Connelly does not have a quarrel with the merits of the long-term capital projects on the list. He does see a problem in fitting them in while keeping to the town’s budget guidelines on debt.
The FinCom’s report emphasized that compliance with the town’s longstanding policy on debt management needs to be strictly followed. Those guidelines emphasize allocating no more than 3% of general fund revenue to debt service “within the levy,” while simultaneously limiting total debt service to 10% of the town’s gross revenue.
The looming school spending, which includes multiple projects that would occur at the Pollard, Mitchell and High Rock schools over an estimated 12-year span from design through construction, will place an enormous stress on those guidelines.

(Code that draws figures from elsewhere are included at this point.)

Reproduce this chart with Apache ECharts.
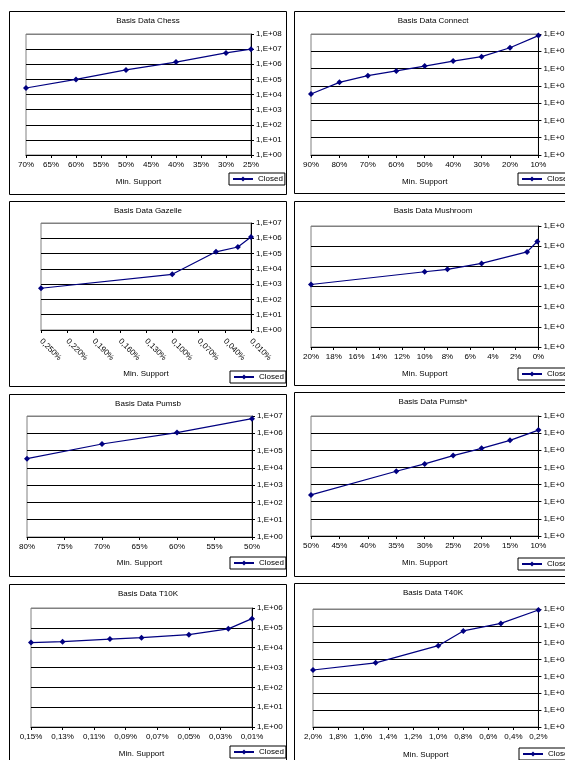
<!DOCTYPE html>
<html>
<head>
<meta charset="utf-8">
<script src="https://cdn.jsdelivr.net/npm/echarts@6/dist/echarts.min.js"></script>
<style>
  html, body { margin: 0; padding: 0; background: #fff; width: 565px; height: 760px; overflow: hidden; }
  .panel { position: absolute; }
</style>
</head>
<body>
<script>
// Closed itemset counts per minimum support, one block per data set.
const chessSupport = [70, 60, 50, 40, 30, 25];
const chessClosed  = [2.7e4, 1.0e5, 4.2e5, 1.4e6, 5.6e6, 1.0e7];
const chessTicks   = [70, 65, 60, 55, 50, 45, 40, 35, 30, 25];

const connectSupport = [90, 80, 70, 60, 50, 40, 30, 20, 10];
const connectClosed  = [3.4e3, 1.6e4, 3.9e4, 7.3e4, 1.4e5, 2.7e5, 4.9e5, 1.6e6, 8.1e6];
const connectTicks   = [90, 80, 70, 60, 50, 40, 30, 20, 10];

const gazelleSupport = [0.25, 0.10, 0.05, 0.025, 0.01];
const gazelleClosed  = [5.4e2, 4.4e3, 1.3e5, 2.7e5, 1.2e6];
const gazelleTicks   = [0.25, 0.22, 0.19, 0.16, 0.13, 0.10, 0.07, 0.04, 0.01];

const mushroomSupport = [20, 10, 8, 5, 1, 0.1];
const mushroomClosed  = [1.26e3, 5.4e3, 7.1e3, 1.4e4, 5.2e4, 1.7e5];
const mushroomTicks   = [20, 18, 16, 14, 12, 10, 8, 6, 4, 2, 0];

const pumsbSupport = [80, 70, 60, 50];
const pumsbClosed  = [3.4e4, 2.4e5, 1.1e6, 7.0e6];
const pumsbTicks   = [80, 75, 70, 65, 60, 55, 50];

const pumsbStarSupport = [50, 35, 30, 25, 20, 15, 10];
const pumsbStarClosed  = [2.5e2, 6.0e3, 1.6e4, 4.9e4, 1.3e5, 3.8e5, 1.5e6];
const pumsbStarTicks   = [50, 45, 40, 35, 30, 25, 20, 15, 10];

const t10kSupport = [0.15, 0.13, 0.10, 0.08, 0.05, 0.025, 0.01];
const t10kClosed  = [1.8e4, 2.0e4, 2.7e4, 3.2e4, 4.5e4, 8.9e4, 2.9e5];
const t10kTicks   = [0.15, 0.13, 0.11, 0.09, 0.07, 0.05, 0.03, 0.01];

const t40kSupport = [2.0, 1.5, 1.0, 0.8, 0.5, 0.2];
const t40kClosed  = [2.4e3, 6.4e3, 6.7e4, 5.0e5, 1.4e6, 8.7e6];
const t40kTicks   = [2.0, 1.8, 1.6, 1.4, 1.2, 1.0, 0.8, 0.6, 0.4, 0.2];

const seriesName = 'Closed';
const axisName = 'Min. Support';

const FONT = '"Liberation Sans", Arial, Helvetica, sans-serif';
const LINE = '#000080';

const pctLabel = (digits) => (v) => v.toFixed(digits).replace('.', ',') + '%';
const expLabel = (v) => '1,E+' + String(Math.round(Math.log10(v))).padStart(2, '0');

// Panel placement and per-chart layout.
const panels = [
  { title: 'Basis Data Chess', support: chessSupport, closed: chessClosed, ticks: chessTicks, yMaxExp: 8, digits: 0,
    box: [9, 11, 278, 184], grid: [17, 36, 23, 40], nameGap: 23, legend: [220, 162] },
  { title: 'Basis Data Connect', support: connectSupport, closed: connectClosed, ticks: connectTicks, yMaxExp: 7, digits: 0,
    box: [294, 11, 278, 183], grid: [17, 33, 23, 39], nameGap: 23, legend: [224, 162] },
  { title: 'Basis Data Gazelle', support: gazelleSupport, closed: gazelleClosed, ticks: gazelleTicks, yMaxExp: 7, digits: 3, rotate: -45,
    box: [9, 201, 278, 186], grid: [32, 36, 22, 57], nameGap: 40, legend: [221, 170] },
  { title: 'Basis Data Mushroom', support: mushroomSupport, closed: mushroomClosed, ticks: mushroomTicks, yMaxExp: 6, digits: 0,
    box: [294, 201, 278, 185], grid: [17, 33, 25, 39], nameGap: 23, legend: [224, 167] },
  { title: 'Basis Data Pumsb', support: pumsbSupport, closed: pumsbClosed, ticks: pumsbTicks, yMaxExp: 7, digits: 0,
    box: [9, 394, 278, 183], grid: [18, 35, 22, 40], nameGap: 22, legend: [221, 163] },
  { title: 'Basis Data Pumsb*', support: pumsbStarSupport, closed: pumsbStarClosed, ticks: pumsbStarTicks, yMaxExp: 7, digits: 0,
    box: [294, 392, 278, 185], grid: [17, 33, 24, 41], nameGap: 23, legend: [224, 166] },
  { title: 'Basis Data T10K', support: t10kSupport, closed: t10kClosed, ticks: t10kTicks, yMaxExp: 6, digits: 2,
    box: [9, 584, 278, 183], grid: [22, 35, 24, 40], nameGap: 23, legend: [221, 162] },
  { title: 'Basis Data T40K', support: t40kSupport, closed: t40kClosed, ticks: t40kTicks, yMaxExp: 7, digits: 1,
    box: [294, 583, 278, 183], grid: [19, 32, 26, 39], nameGap: 24, legend: [225, 165] }
];

panels.forEach((p) => {
  const [x, y, w, h] = p.box;
  const el = document.createElement('div');
  el.className = 'panel';
  el.style.left = x + 'px';
  el.style.top = y + 'px';
  el.style.width = w + 'px';
  el.style.height = h + 'px';
  document.body.appendChild(el);

  const chart = echarts.init(el, null, { renderer: 'canvas', width: w, height: h });

  // black gridlines, grey top edge of the plot area
  const splitColors = [];
  for (let i = 0; i < p.yMaxExp; i++) splitColors.push('#000');
  splitColors.push('#808080');

  chart.setOption({
    animation: false,
    backgroundColor: '#fff',
    textStyle: { fontFamily: FONT },
    title: {
      text: p.title, left: 'center', top: 6, padding: 0,
      textStyle: { fontSize: 8, fontWeight: 'normal', color: '#000', fontFamily: FONT }
    },
    graphic: [{
      type: 'rect', silent: true, z: 100,
      shape: { x: 0.5, y: 0.5, width: w - 1, height: h - 1 },
      style: { fill: 'none', stroke: '#000', lineWidth: 1 }
    }],
    legend: {
      data: [seriesName], left: p.legend[0], top: p.legend[1],
      padding: [2, 2, 2, 3], itemWidth: 20, itemHeight: 6, itemGap: 0,
      borderColor: '#000', borderWidth: 1, borderRadius: 0, selectedMode: false,
      textStyle: { fontSize: 8, color: '#000', fontFamily: FONT }
    },
    grid: {
      left: p.grid[0], right: p.grid[1], top: p.grid[2], bottom: p.grid[3],
      show: true, borderColor: '#808080', borderWidth: 1, backgroundColor: '#fff', containLabel: false
    },
    xAxis: {
      type: 'value', inverse: true,
      min: Math.min(...p.ticks), max: Math.max(...p.ticks),
      axisLine: { onZero: false, lineStyle: { color: '#000', width: 1 } },
      axisTick: { show: true, customValues: p.ticks, length: 3, lineStyle: { color: '#000' } },
      axisLabel: {
        customValues: p.ticks, formatter: pctLabel(p.digits), rotate: p.rotate || 0,
        fontSize: 8, color: '#000', margin: p.rotate ? 10 : 6, fontFamily: FONT
      },
      splitLine: { show: false },
      name: axisName, nameLocation: 'middle', nameGap: p.nameGap,
      nameTextStyle: { fontSize: 8, color: '#000', fontFamily: FONT }
    },
    yAxis: {
      type: 'log', logBase: 10, min: 1, max: Math.pow(10, p.yMaxExp), position: 'right',
      axisLine: { show: true, onZero: false, lineStyle: { color: '#000', width: 1 } },
      axisTick: { show: true, length: 3, lineStyle: { color: '#000' } },
      axisLabel: { formatter: expLabel, fontSize: 8, color: '#000', margin: 5, fontFamily: FONT },
      splitLine: { show: true, lineStyle: { color: splitColors, width: 1 } }
    },
    series: [{
      name: seriesName, type: 'line',
      data: p.support.map((s, i) => [s, p.closed[i]]),
      symbol: 'diamond', symbolSize: 6,
      lineStyle: { color: LINE, width: 1.2 },
      itemStyle: { color: LINE }
    }]
  });
});
</script>
</body>
</html>
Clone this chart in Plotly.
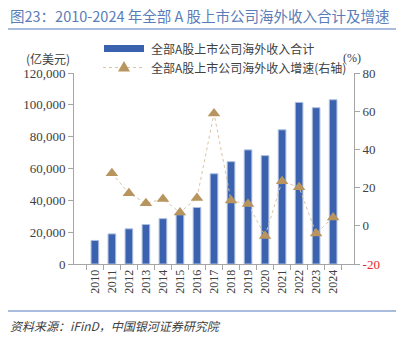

That bucket of school-related debt — the $334.2 million projected for the school department’s preferred construction schedule of roughly 10 years — dwarfs the potential debt associated with the current planned capital spending items.
Connolly closed the presentation with a chart that projected how the possible school borrowing would impact the town’s average single-family home (ASFH) tax bill. Currently $14,984, the ASFH tax bill could double by fiscal year2037 to $29,375.
It required the same number of years, 14, for the town’s ASFH tax bill to double between 2009 and 2023, a period when Needham voters approved Prop. 2 ½ overrides for the Sunita Williams School and the Public Safety facilities projects.
“Let’s know that,” Connolly said. “Let’s start talking about that in terms of what we can do as far as, maybe, not doing all those things. Or doing them over a longer period of time.
“Getting the dialogue going is what we believe is the important thing for all of us to start doing. It’s not that these projects aren’t valuable in and of themselves; but can we afford them?”
Staying on track
David Davison, assistant town manager and director of finance, said he was consulted by FinCom in the preparation of the projections. He characterized the report’s analysis as “plausible, but not assured.”
“The timeline/cost assumptions for any of the major projects could result in a different tax impact, and if there was to be a recession of a long duration, I anticipate the funding timeline would be altered,” he said.
The town is currently in compliance with both the 3% and 10% guidelines, a condition Select Board Chair Marianne Cooley describes as a goal the Select Board shares with the FinCom.
“John (Connolly) is correct that, if we do everything (in the capital plan), we’re outside of those guidelines,” she said.
“The town brings projects to the taxpayers when they’re able to be afforded within our guidelines. It is likely that there will be some period of time, as there has been in the past, when for a time we will be above the guideline. The question is: For what period?”
“None of us have, in fact, enough information to be able to say exactly what that looks like yet,” Cooley said. “It’s going to roll and change as the information comes out over time.”